═════ Exercise material

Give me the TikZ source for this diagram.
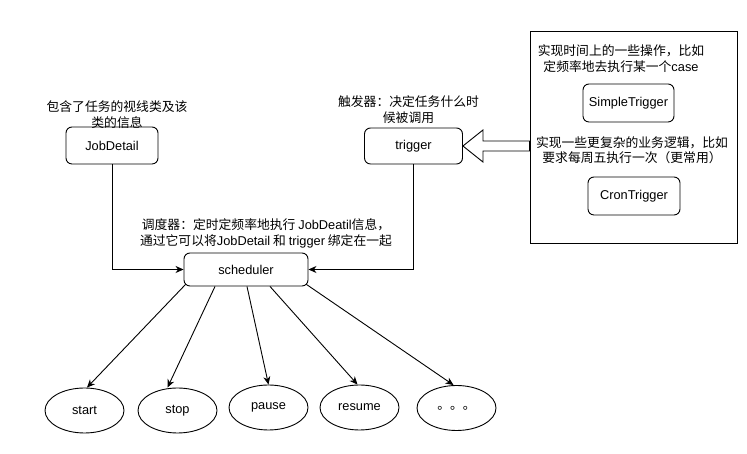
\documentclass[tikz,border=0pt]{standalone}
\usepackage{fontspec}
\setmainfont{Liberation Sans}
\newfontfamily\cjk{Noto Sans CJK SC}
\usetikzlibrary{arrows.meta,positioning,calc,shapes.geometric}

\begin{document}
\begin{tikzpicture}[x=1pt, y=1pt, >={Stealth[length=8pt,width=7pt,inset=2.5pt]}, line width=0.9pt,
  every node/.style={font=\fontsize{12.8}{15.4}\selectfont},
  opbox/.style={draw, rounded corners=6pt, minimum width=92pt, minimum height=37pt, inner sep=0pt},
  opellipse/.style={draw, ellipse, minimum width=79pt, minimum height=45pt, inner sep=0pt},
  note/.style={align=center, inner sep=0pt, font=\fontsize{12.8}{15.4}\selectfont\cjk}]
  \useasboundingbox (0,0) rectangle (747,454);
  \node[opbox](jobdetail) at (112,308.5){JobDetail};
  \node[note](jobnote) at (117,339.5){包含了任务的视线类及该\\类的信息};
  \node[opbox, minimum width=98pt, minimum height=36pt](trigger) at (413.5,308){trigger};
  \node[note](trignote) at (408.5,344.5){触发器：决定任务什么时\\候被调用};
  \node[draw, sharp corners, minimum width=207pt, minimum height=212pt](grp) at (633.5,317){};
  \node[note](simplenote) at (621,395.5){实现时间上的一些操作，比如\\定频率地去执行某一个{\rmfamily case}};
  \node[opbox, minimum width=91pt, minimum height=38pt](simple) at (628.5,351){SimpleTrigger};
  \node[note](cronnote) at (632,304){实现一些更复杂的业务逻辑，比如\\要求每周五执行一次（更常用）};
  \node[opbox, minimum height=38pt](cron) at (634,258){CronTrigger};
  \node[opbox, minimum width=124pt, minimum height=33pt](scheduler) at (246,184.5){scheduler};
  \node[note](schednote) at (266,220.5){调度器：定时定频率地执行 {\rmfamily JobDeatil}信息，\\通过它可以将{\rmfamily JobDetail} 和 {\rmfamily trigger} 绑定在一起};
  \node[opellipse](start) at (84.5,43.5){start};
  \node[opellipse](stop) at (177.5,43.5){stop};
  \node[opellipse](pause) at (268.5,46.5){pause};
  \node[opellipse](resume) at (359.5,46.5){resume};
  \node[opellipse](more) at (456.5,46){\cjk 。。。};
  \draw[->](jobdetail) |- (scheduler);
  \draw[->](trigger) |- (scheduler);
  \draw[fill=white] (trigger.east) -- ++(20,16) -- ++(0,-11) -- ($(trigger.east -| grp.west)+(0,5)$)
    -- ++(0,-10) -- ($(trigger.east)+(20,-5)$) -- ++(0,-11) -- cycle;
  \draw[->]([shift={(2,2)}]scheduler.south west) -- ([xshift=2.5]start.north);
  \draw[->]([xshift=-31]scheduler.south) -- ([xshift=-10]stop.north);
  \draw[->]([xshift=1]scheduler.south) -- (pause.north);
  \draw[->]([xshift=24]scheduler.south) -- ([xshift=-2]resume.north);
  \draw[->]([shift={(-2,2)}]scheduler.south east) -- ([xshift=-3]more.north);
\end{tikzpicture}
\end{document}
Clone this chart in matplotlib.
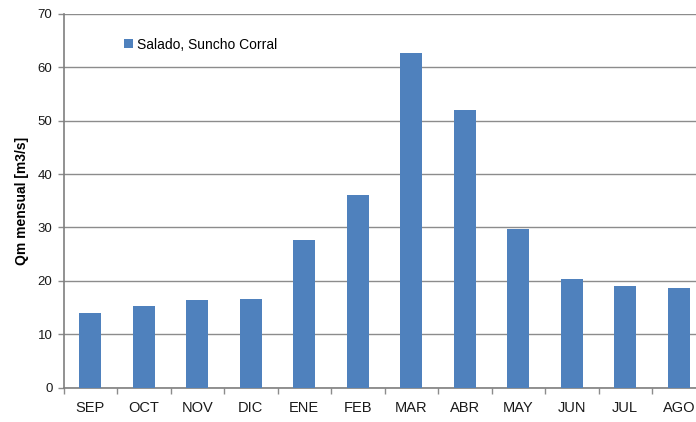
import numpy as np
import matplotlib
matplotlib.use("Agg")
import matplotlib.pyplot as plt

# Monthly mean discharge, Salado at Suncho Corral
months = ["SEP", "OCT", "NOV", "DIC", "ENE", "FEB", "MAR", "ABR", "MAY", "JUN", "JUL", "AGO"]
qm = [13.9, 15.3, 16.4, 16.6, 27.6, 36.1, 62.7, 52.0, 29.7, 20.3, 19.0, 18.6]
series_name = "Salado, Suncho Corral"

plt.rcParams["font.family"] = ["Liberation Sans", "DejaVu Sans"]

fig = plt.figure(figsize=(6.96, 4.22), dpi=100)
# the plot area runs past the right edge of the picture, as in the reference
ax = fig.add_axes([63.5 / 696, 34.5 / 422, 642 / 696, 373.5 / 422])

x = np.arange(len(months))
ax.bar(x, qm, width=0.41, color="#4F81BD", label=series_name, zorder=3)

ax.set_xlim(-0.5, len(months) - 0.5)
ax.set_ylim(0, 70)
ax.set_yticks(range(0, 71, 10))
ax.yaxis.grid(True, color="#8c8c8c", linewidth=1.0, zorder=0)

ax.set_xticks(x)
ax.set_xticklabels(months, fontsize=10.5, color="#1a1a1a")
ax.set_xticks(np.arange(-0.5, len(months), 1), minor=True)
ax.tick_params(axis="x", which="major", length=0, pad=10)
ax.tick_params(axis="x", which="minor", length=4, color="#8c8c8c", width=1)
ax.tick_params(axis="y", length=4, color="#8c8c8c", width=1, labelsize=9.5, labelcolor="#1a1a1a", pad=4)

for side in ["top", "right"]:
    ax.spines[side].set_visible(False)
for side in ["left", "bottom"]:
    ax.spines[side].set_color("#7f7f7f")
    ax.spines[side].set_linewidth(1.2)

ax.set_ylabel("Qm mensual [m3/s]", fontsize=10, fontweight="bold", labelpad=6)

ax.legend(loc="upper left", bbox_to_anchor=(0.075, 0.97), frameon=False,
          fontsize=10, handlelength=0.65, handleheight=0.65, handletextpad=0.3)

fig.savefig("out.png", dpi=100)
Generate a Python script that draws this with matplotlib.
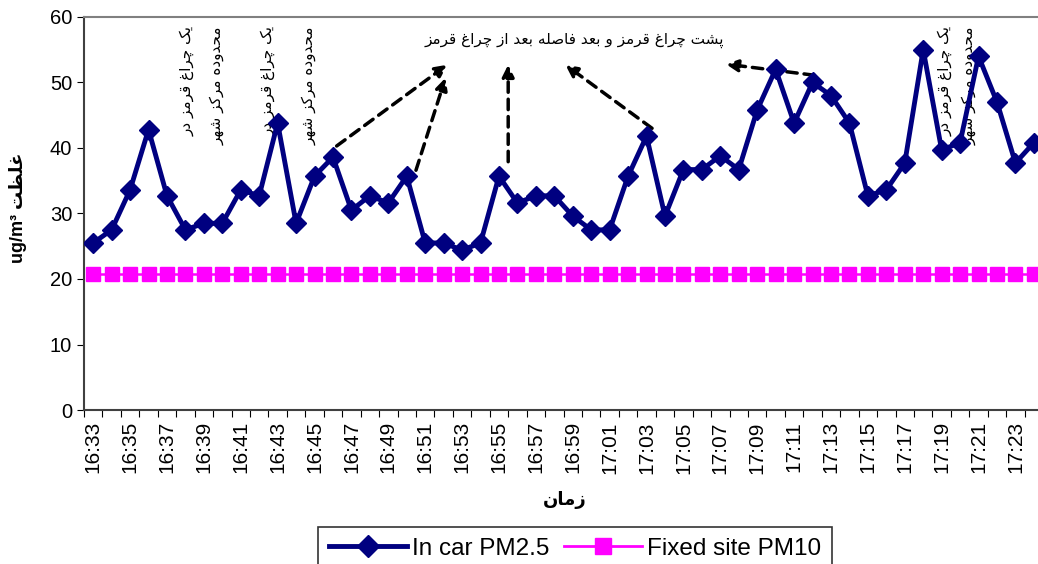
import numpy as np
import matplotlib.pyplot as plt
from matplotlib.lines import Line2D

# --- data ---
times = ["16:33", "16:34", "16:35", "16:36", "16:37", "16:38", "16:39", "16:40",
         "16:41", "16:42", "16:43", "16:44", "16:45", "16:46", "16:47", "16:48",
         "16:49", "16:50", "16:51", "16:52", "16:53", "16:54", "16:55", "16:56",
         "16:57", "16:58", "16:59", "17:00", "17:01", "17:02", "17:03", "17:04",
         "17:05", "17:06", "17:07", "17:08", "17:09", "17:10", "17:11", "17:12",
         "17:13", "17:14", "17:15", "17:16", "17:17", "17:18", "17:19", "17:20",
         "17:21", "17:22", "17:23", "17:24"]
in_car = [25.5, 27.5, 33.6, 42.8, 32.7, 27.5, 28.5, 28.5, 33.6, 32.7,
          43.8, 28.5, 35.7, 38.6, 30.5, 32.7, 31.6, 35.7, 25.5, 25.5,
          24.4, 25.5, 35.7, 31.6, 32.7, 32.7, 29.6, 27.5, 27.5, 35.7,
          41.8, 29.6, 36.7, 36.7, 38.8, 36.7, 45.8, 52.0, 43.8, 50.0,
          48.0, 43.8, 32.7, 33.6, 37.7, 55.0, 39.7, 40.8, 54.0, 47.0,
          37.7, 40.8]
fixed_site = [20.8] * len(times)

title_txt = "پشت چراغ قرمز و بعد فاصله بعد از چراغ قرمز"
note1 = "یک چراغ قرمز در"
note2 = "محدوده مرکز شهر"
xlab = "زمان"
ylab = "غلظت"

# minimal persian shaping: isolated, final, initial, medial
FORMS = {
    'ا': ('\uFE8D', '\uFE8E', None, None),
    'ب': ('\uFE8F', '\uFE90', '\uFE91', '\uFE92'),
    'پ': ('\uFB56', '\uFB57', '\uFB58', '\uFB59'),
    'ت': ('\uFE95', '\uFE96', '\uFE97', '\uFE98'),
    'چ': ('\uFB7A', '\uFB7B', '\uFB7C', '\uFB7D'),
    'ح': ('\uFEA1', '\uFEA2', '\uFEA3', '\uFEA4'),
    'د': ('\uFEA9', '\uFEAA', None, None),
    'ر': ('\uFEAD', '\uFEAE', None, None),
    'ز': ('\uFEAF', '\uFEB0', None, None),
    'ش': ('\uFEB5', '\uFEB6', '\uFEB7', '\uFEB8'),
    'ص': ('\uFEB9', '\uFEBA', '\uFEBB', '\uFEBC'),
    'ظ': ('\uFEC5', '\uFEC6', '\uFEC7', '\uFEC8'),
    'ع': ('\uFEC9', '\uFECA', '\uFECB', '\uFECC'),
    'غ': ('\uFECD', '\uFECE', '\uFECF', '\uFED0'),
    'ف': ('\uFED1', '\uFED2', '\uFED3', '\uFED4'),
    'ق': ('\uFED5', '\uFED6', '\uFED7', '\uFED8'),
    'ک': ('\uFB8E', '\uFB8F', '\uFB90', '\uFB91'),
    'ل': ('\uFEDD', '\uFEDE', '\uFEDF', '\uFEE0'),
    'م': ('\uFEE1', '\uFEE2', '\uFEE3', '\uFEE4'),
    'ن': ('\uFEE5', '\uFEE6', '\uFEE7', '\uFEE8'),
    'ه': ('\uFEE9', '\uFEEA', '\uFEEB', '\uFEEC'),
    'و': ('\uFEED', '\uFEEE', None, None),
    'ی': ('\uFBFC', '\uFBFD', '\uFBFE', '\uFBFF'),
}


def fa(s):
    out = []
    for i, c in enumerate(s):
        if c not in FORMS:
            out.append(c)
            continue
        p = s[i - 1] if i > 0 else ''
        n = s[i + 1] if i + 1 < len(s) else ''
        pj = p in FORMS and FORMS[p][2] is not None
        nj = n in FORMS and FORMS[c][2] is not None
        f = FORMS[c]
        if pj and nj:
            out.append(f[3])
        elif pj:
            out.append(f[1])
        elif nj:
            out.append(f[2])
        else:
            out.append(f[0])
    return ''.join(out)[::-1]


navy = '#000080'
magenta = '#FF00FF'
plt.rcParams['font.family'] = ['Liberation Sans', 'DejaVu Sans']

fig = plt.figure(figsize=(10.38, 5.64), dpi=100)
ax = fig.add_axes([0.0809, 0.273, 0.924, 0.697])

x = np.arange(len(times))
ax.plot(x, fixed_site, color=magenta, lw=1.8, marker='s', ms=10.5,
        mec=magenta, mfc=magenta, zorder=3)
ax.plot(x, in_car, color=navy, lw=3.5, marker='D', ms=10,
        mec=navy, mfc=navy, zorder=4)

ax.set_xlim(-0.5, len(times) - 0.5)
ax.set_ylim(0, 60)
ax.set_yticks(np.arange(0, 61, 10))
ax.tick_params(axis='y', labelsize=14.5, length=5, direction='out')

ax.set_xticks(np.arange(len(times) + 1) - 0.5)
ax.set_xticklabels([])
ax.set_xticks(x[::2], minor=True)
ax.set_xticklabels(times[::2], minor=True, rotation=90, fontsize=15)
ax.tick_params(axis='x', which='major', length=5, direction='out')
ax.tick_params(axis='x', which='minor', length=0, pad=8)

for s in ['left', 'bottom']:
    ax.spines[s].set_color('#404040')
    ax.spines[s].set_linewidth(1.5)
ax.spines['top'].set_color('#808080')
ax.spines['top'].set_linewidth(1.5)
ax.spines['right'].set_visible(False)

# annotations
afont = dict(family=['DejaVu Sans'], color='black')
ax.text(26.1, 56.4, fa(title_txt), ha='center', va='center', fontsize=11, **afont)
for xi, txt in [(5.1, note1), (6.7, note2), (9.5, note1), (11.7, note2),
                (46.2, note1), (47.5, note2)]:
    ax.text(xi, 58.6, fa(txt), rotation=90, ha='center', va='top',
            fontsize=11, **afont)

arrows = [((13.2, 40.3), (19.2, 52.7)),
          ((17.5, 36.6), (19.1, 50.7)),
          ((22.5, 37.9), (22.5, 52.7)),
          ((30.3, 43.0), (25.6, 52.7)),
          ((39.1, 51.1), (34.3, 52.8))]
for tail, head in arrows:
    ax.annotate('', xy=head, xytext=tail,
                arrowprops=dict(arrowstyle='-|>,head_length=0.7,head_width=0.35',
                                color='black', lw=2.5, ls=(0, (3, 2)),
                                shrinkA=0, shrinkB=0))

fig.text(18 / 1038, 1 - 208 / 564, 'ug/m³ ' + fa(ylab), rotation=90,
         ha='center', va='center', fontsize=13, fontweight='bold')
fig.text(565 / 1038, 1 - 500 / 564, fa(xlab), ha='center', va='center',
         fontsize=13, fontweight='bold', family=['DejaVu Sans'])

handles = [Line2D([], [], color=navy, lw=3.5, marker='D', ms=11),
           Line2D([], [], color=magenta, lw=2, marker='s', ms=11)]
leg = fig.legend(handles, ['In car PM2.5', 'Fixed site PM10'],
                 loc='upper center', bbox_to_anchor=(0.554, 0.066), ncol=2,
                 fontsize=17.5, frameon=True, fancybox=False, edgecolor='black',
                 handlelength=3.2, columnspacing=0.6, handletextpad=0.2,
                 borderpad=0.45, borderaxespad=0)
leg.get_frame().set_linewidth(1.2)

fig.savefig('out.png', dpi=100)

══════════

• _Stated problem_:
Look back over the material above and state how many lines hold the word "matplotlib". Write the number and nothing else.

• _Solution below_:
7